Sebagi solusinya, Joko mengharapkan adanya forum bersama yang melibatkan kementerian, lembaga, dan pihak-pihak yang terlibat dalam perkelapasawitan. "Bahkan, pemerintah perlu mengharmonisasikan, bahkan kalau perlu menderegulasikan aturan-aturan yang tumpang-tindih," katanya.

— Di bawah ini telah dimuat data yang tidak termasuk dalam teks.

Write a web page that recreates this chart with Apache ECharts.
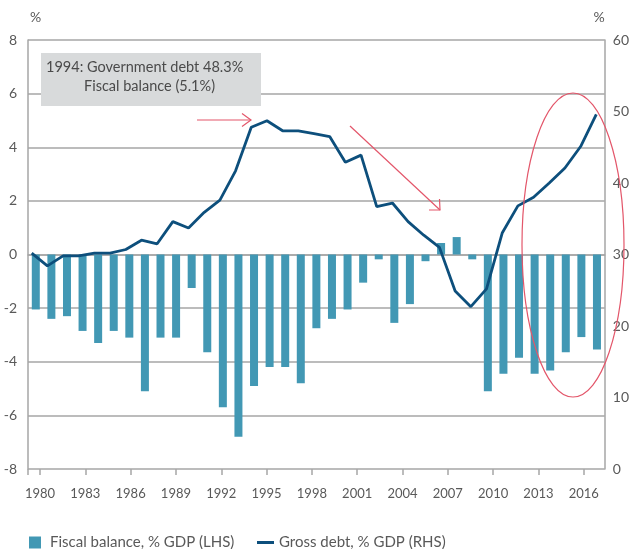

Terkait tumpang-tindih aturan yang berdampak pada lambatnya pertumbuhan sertifikasi ISPO, Bambang menanggapi, Direktorat Jenderal Perkebunan tidak dapat menyelesaikannya sendiri. Pihaknya membutuhkan sinergi dan koordinasi dengan sejumlah kementerian terkait dan pemerintah daerah.
Bertambah
Dalam kesempatan yang sama, Direktorat Jenderal Perkebunan Kementerian Pertanian menyerahkan sertifikat ISPO kepada 65 perusahaan dan 2 koperasi swadaya. Kepala Sekretariat Komisi ISPO Aziz Hidayat mengatakan, total lahan tertanam dari sertifikasi itu seluas 235.867 hektar dengan produksi minyak kelapa sawit 915.252,7 ton.
Tambahan itu sudah termasuk dalam lahan tanam bersertifikasi ISPO yang terdata Kementerian Pertanian seluas 2,349 juta hektar. Hingga saat ini, ada 413 sertifikat ISPO yang sudah diterbitkan.
Bambang mengharapkan, pertumbuhan jumlah pelaku usaha perkelapasawitan bersertifikasi ISPO dapat semakin pesat. "Komisi ISPO dan lebaga sertifikasi ISPO menunggu pengajuan dari pelaku-pelaku usaha. Seharusnya, jika sudah HGU atau surat tanda daftar budi daya kelapa sawit yang menandakan lahan itu memang kebun, pelaku usaha dapat mengajukan sertifikasi ISPO," katanya.